Re: [linus:master] [iov_iter] c9eec08bac: vm-scalability.throughput -16.9% regression

From: Linus Torvalds
Date: Wed Nov 15 2023 - 13:38:43 EST


On Wed, 15 Nov 2023 at 12:38, Linus Torvalds
<torvalds@xxxxxxxxxxxxxxxxxxxx> wrote:
>
> The gcc code generation here is *really* odd. I've never seen this
> before, so it may be new to newer versions of gcc. [...]

Ok, so I've been annoyed by gcc code generation for 'memcpy()' before,
mainly because it can't do the "let's inline it as an ALTERNATIVE() of
'rep movs' or an out-of-line call" thing that we do for user copies.

So here's a complete hack that says "we override the
__builtin_memcpy() implementation for non-constant lengths". We
stillwant gcc to deal with the constant size case, since often that
can be turned into just plain moves.

And this is *ENTIRELY* untested, except for checking that it makes the
code generation in lib/iov_iter.c look better.

It's probably completely broken. I particularly worry about "memcpy()"
being used *during* the instruction rewriting, so the whole approach
with ALTERNATIVE() is probably entirely broken.
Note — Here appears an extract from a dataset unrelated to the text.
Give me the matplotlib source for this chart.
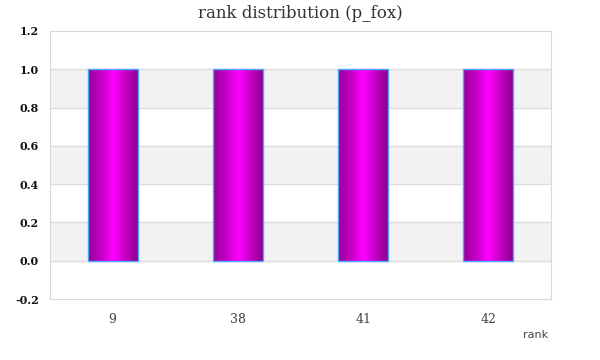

But I'm cc'ing Borislav, because we've talked about the whole "inline
memcpy() with alternatives" before, so maybe this gives Borislav some
ideas for how to do it right.

Borislav, see

https://lore.kernel.org/all/CAHk-=wjCUckvZUQf7gqp2ziJUWxVpikM_6srFdbcNdBJTxExRg@xxxxxxxxxxxxxx/

for some truly crazy code generation by gcc.

Linus
arch/x86/include/asm/string_64.h | 22 ++++++++++++++++++++++
include/linux/fortify-string.h | 1 +
2 files changed, 23 insertions(+)

diff --git a/arch/x86/include/asm/string_64.h b/arch/x86/include/asm/string_64.h
index 857d364b9888..c623f416789a 100644
--- a/arch/x86/include/asm/string_64.h
+++ b/arch/x86/include/asm/string_64.h
@@ -4,6 +4,10 @@

#ifdef __KERNEL__
#include <linux/jump_label.h>
+#include <linux/compiler.h>
+#include <linux/const.h>
+#include <asm/alternative.h>
+#include <asm/cpufeatures.h>

/* Written 2002 by Andi Kleen */

@@ -18,6 +22,24 @@
extern void *memcpy(void *to, const void *from, size_t len);
extern void *__memcpy(void *to, const void *from, size_t len);

+extern __always_inline void *__rep_movs_memcpy(void *to, const void *from, size_t len)
+{
+ asm volatile(ALTERNATIVE(
+ "rep movsb",
+ "call rep_movs_alternative",
+ ALT_NOT(X86_FEATURE_FSRM))
+ :"+c" (len), "+D" (to), "+S" (from), ASM_CALL_CONSTRAINT
+ : : "memory", "rax");
+ return to;
+}
+
+#define __builtin_memcpy(to, from, len) \
+ __builtin_choose_expr(__is_constexpr(len), \
+ __builtin_memcpy(to, from, len), \
+ __rep_movs_memcpy(to, from, len))
+
+#define memcpy __builtin_memcpy
+
#define __HAVE_ARCH_MEMSET
void *memset(void *s, int c, size_t n);
void *__memset(void *s, int c, size_t n);
diff --git a/include/linux/fortify-string.h b/include/linux/fortify-string.h
index da51a83b2829..cb778f68f537 100644
--- a/include/linux/fortify-string.h
+++ b/include/linux/fortify-string.h
@@ -690,6 +690,7 @@ __FORTIFY_INLINE bool fortify_memcpy_chk(__kernel_size_t size,
* __struct_size() vs __member_size() must be captured here to avoid
* evaluating argument side-effects further into the macro layers.
*/
+#undef memcpy
#define memcpy(p, q, s) __fortify_memcpy_chk(p, q, s, \
__struct_size(p), __struct_size(q), \
__member_size(p), __member_size(q), \